Season 2, Episode 14
The British Are Coming
The Zionist movement seized the opportunity presented by World War One — the collapse of the Ottoman Empire and the advancement of the British Empire into the Middle East — to ally themselves with the West in the hopes of securing the promise of a territorial homeland in Palestine. They succeeded. But the British also made promises to the Arabs, and thus began a thirty-year struggle.
World War One was raging and the British were trying to defeat Germany in Europe and the Ottoman Empire in the Middle East. The British wanted to capture Palestine, which was under the Ottomans and the key strategic territory from which Britain could control the rest of the Middle East. It was essential, then, for the British to recruit the support of the local populations — about 600,000 Arabs, and a bit less than 100,000 Jews, to rebel against the Ottomans.
The British were particularly disposed to seek the support of the Jews. For one thing, Britain had a longstanding fascination with all things ancient and biblical in Palestine. For the Philo-Semites of Britain — Christians who profess their love for the Jews — there was a religious justification for the return of the Jewish People to their ancient homeland (and the anti-Semites were happy to have somewhere to send the Jews away to). At the same time, being seen to support the Zionist movement would, the British hoped, positively influence the Jews in both the United States and Russia to pressure their governments to also support the British; and make the Jews of Germany think twice about supporting the German war effort.
Chaim Weizmann, the key Zionist leader after the death of Theodore Herzl in 1904, was the indispensable diplomat between the Jews of Palestine and the British. Intellectual and charismatic, he was also an important player in the British war effort, having developed crucial military technology the British needed. This gave him access to Britain’s senior military and political leaders, including the Prime Minister and, most importantly, the British Foreign Secretary, Lord Arthur Balfour.
To secure Jewish support, and to reward them for their loyalty to Britain, the British issued the Balfour Declaration in November, 1917. It was a 68-word letter from Lord Balfour expressing the British Empire’s support for the creation of a Jewish homeland in Palestine, and a pledge to help facilitate it. It tied British government policy to the aims of the Zionist movement.
The problem was that the British also made a secret promise (in 1915) to the Arabs to support the creation of an independent Arab empire in the Middle East, including Palestine, if they started a revolt against the Ottomans. And in 1916 they made yet another secret deal with the French, called the Sykes-Picot Agreement, to divide up the Middle East into British and French spheres of influence. It was a betrayal of the promise made to the Arabs, seen as an imperialist-colonialist agreement that robbed the Arabs of their Middle Eastern empire.

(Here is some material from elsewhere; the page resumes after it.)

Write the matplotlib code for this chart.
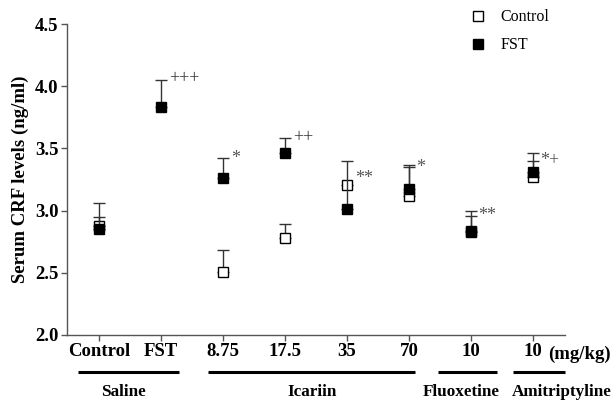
import numpy as np
import matplotlib
matplotlib.use("Agg")
import matplotlib.pyplot as plt

plt.rcParams["font.family"] = ["Liberation Serif", "DejaVu Serif"]

# tick positions / labels
doses = ["Control", "FST", "8.75", "17.5", "35", "70", "10", "10"]
# mean serum CRF (ng/ml) and SEM
control_mean = [2.88, np.nan, 2.51, 2.78, 3.21, 3.12, 2.83, 3.27]
control_sem = [0.18, np.nan, 0.17, 0.11, np.nan, 0.23, 0.13, 0.13]
fst_mean = [2.85, 3.83, 3.26, 3.46, 3.01, 3.17, 2.84, 3.31]
fst_sem = [0.10, 0.22, 0.16, 0.12, 0.39, 0.20, 0.16, 0.15]
# significance marks: text, y position
marks = ["", "+++", "*", "++", "**", "*", "**", "*+"]
mark_y = [np.nan, 4.06, 3.42, 3.59, 3.26, 3.35, 2.96, 3.41]
# treatment groups: name, x span of underline, label x
groups = ["Saline", "Icariin", "Fluoxetine", "Amitriptyline"]
group_start = [0.66, 2.76, 6.47, 7.68]
group_end = [2.29, 6.10, 7.42, 8.52]
group_label_x = [1.40, 4.43, 6.84, 8.47]

x = np.arange(1, len(doses) + 1)

fig = plt.figure(figsize=(6.13, 4.01), dpi=100)
ax = fig.add_axes([0.109, 0.1646, 0.813, 0.7754])

ekw = dict(fmt="none", ecolor="#333333", elinewidth=1.0, capsize=4.3, capthick=1.0)
ax.errorbar(x, control_mean, yerr=[np.zeros(len(x)), control_sem], zorder=1, **ekw)
ax.plot(x, control_mean, "s", ms=6.5, mfc="white", mec="black", mew=1.0,
        ls="none", zorder=2, label="Control")
ax.errorbar(x, fst_mean, yerr=[np.zeros(len(x)), fst_sem], zorder=3, **ekw)
ax.plot(x, fst_mean, "s", ms=6.5, mfc="black", mec="black", mew=1.0,
        ls="none", zorder=4, label="FST")

for xi, m, my in zip(x, marks, mark_y):
    if not m:
        continue
    ax.annotate(m, xy=(xi, my), xytext=(5.5, 0), textcoords="offset points",
                ha="left", va="center", fontsize=13,
                color="#555555" if m.startswith("*") else "#333333")

ax.set_xlim(0.48, 8.52)
ax.set_ylim(2.0, 4.5)
ax.set_yticks([2.0, 2.5, 3.0, 3.5, 4.0, 4.5])
ax.set_yticklabels(["2.0", "2.5", "3.0", "3.5", "4.0", "4.5"])
ax.set_xticks(x)
ax.set_xticklabels(doses)
for lab in ax.get_xticklabels() + ax.get_yticklabels():
    lab.set_fontweight("bold")
    lab.set_fontsize(13.5)
ax.tick_params(direction="out", length=4, width=1.0, color="#555555", pad=2)
for side in ["top", "right"]:
    ax.spines[side].set_visible(False)
for side in ["left", "bottom"]:
    ax.spines[side].set_color("#555555")
    ax.spines[side].set_linewidth(1.0)

ax.set_ylabel("Serum CRF levels (ng/ml)", fontsize=13.5, fontweight="bold", labelpad=4)

# unit next to last tick label
ax.annotate("(mg/kg)", xy=(x[-1], 0), xycoords=("data", "axes fraction"),
            xytext=(11, -7.5), textcoords="offset points", ha="left", va="top",
            fontsize=13.5, fontweight="bold")

trans = ax.get_xaxis_transform()
for name, x0, x1, lx in zip(groups, group_start, group_end, group_label_x):
    ax.plot([x0, x1], [-0.119, -0.119], color="black", lw=2.2, transform=trans,
            clip_on=False, solid_capstyle="butt")
    ax.text(lx, -0.183, name, transform=trans, ha="center", va="center",
            fontsize=12.3, fontweight="bold")

fig.legend(loc="upper left", bbox_to_anchor=(0.757, 0.993), frameon=False,
           fontsize=11.5, handlelength=1.0, handletextpad=0.9, labelspacing=0.75,
           borderaxespad=0)

fig.savefig("out.png", dpi=100)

And it set up competing claims on the territory of Palestine.
NAMES TO KNOW
Chaim Weizmann: successor to Theodore Herzl and one of most eminent Zionist leaders. Originally from Belarus, he was a trained chemist and became the movement’s most prolific diplomat between Palestine and Britain, securing much of Zionism’s support within the British government. He was an advocate for democracy, cultural literary, and the creation of the Jewish National Fund.
Lord Arthur Balfour: Foreign Secretary of Great Britain from 1916-1919, he issued the Balfour Declaration supporting the establishment of a Jewish homeland in Palestine.
KEY CONCEPTS TO KNOW
In November, 1917, the British government issued the Balfour Declaration, a short, 68-word letter expressing the British Empire’s support for the creation of a Jewish homeland in Palestine. It is one of the foundational documents of modern Israel, and one of the great achievements of Theodore Herzl’s Political Zionism. It represents both the first international recognition of Zionism, but also the beginning of an irreconcilable clash with the Arabs over land, as the British made more promises than it could keep.
The British had a long standing interest in the Holy Land from both a religious and geopolitical viewpoint. The violent anti-Semitism that plagued much of Europe was largely absent from Britain, Jews having made much progress in political emancipation, economic prosperity, and assimilation as English citizens. British leaders often exhibited Philo-Semitism, or “love of the Jews” that caused them to look favorably on Zionism. Still, anti-Semitism was still present in the upper levels of society.
Chaim Weizmann developed the Synthetic branch of the Zionist tree. His take on Zionism was to try to blend all the branches together, and to pursue the aims of Political and Cultural Zionism all at the same time. He was invested in the political creation of the state, inspired by the idea of the Jewish homeland becoming the spiritual center of Judaism, and supportive of the efforts to establish agricultural communities in Palestine.
Chaim Weizmann defined the foundation of Zionism as “the yearning of the Jewish people for its homeland, for a national centre and a national life.”
Weizmann invented the mass production of acetone, the crucial element needed in the production of cordite, which was the main ingredient for the explosives used by the British military to wage World War One.
Under the Sykes-Picot Agreement, the French would get Syria and Lebanon, the British Palestine and Iraq, and Jerusalem would be specially zoned as an international city.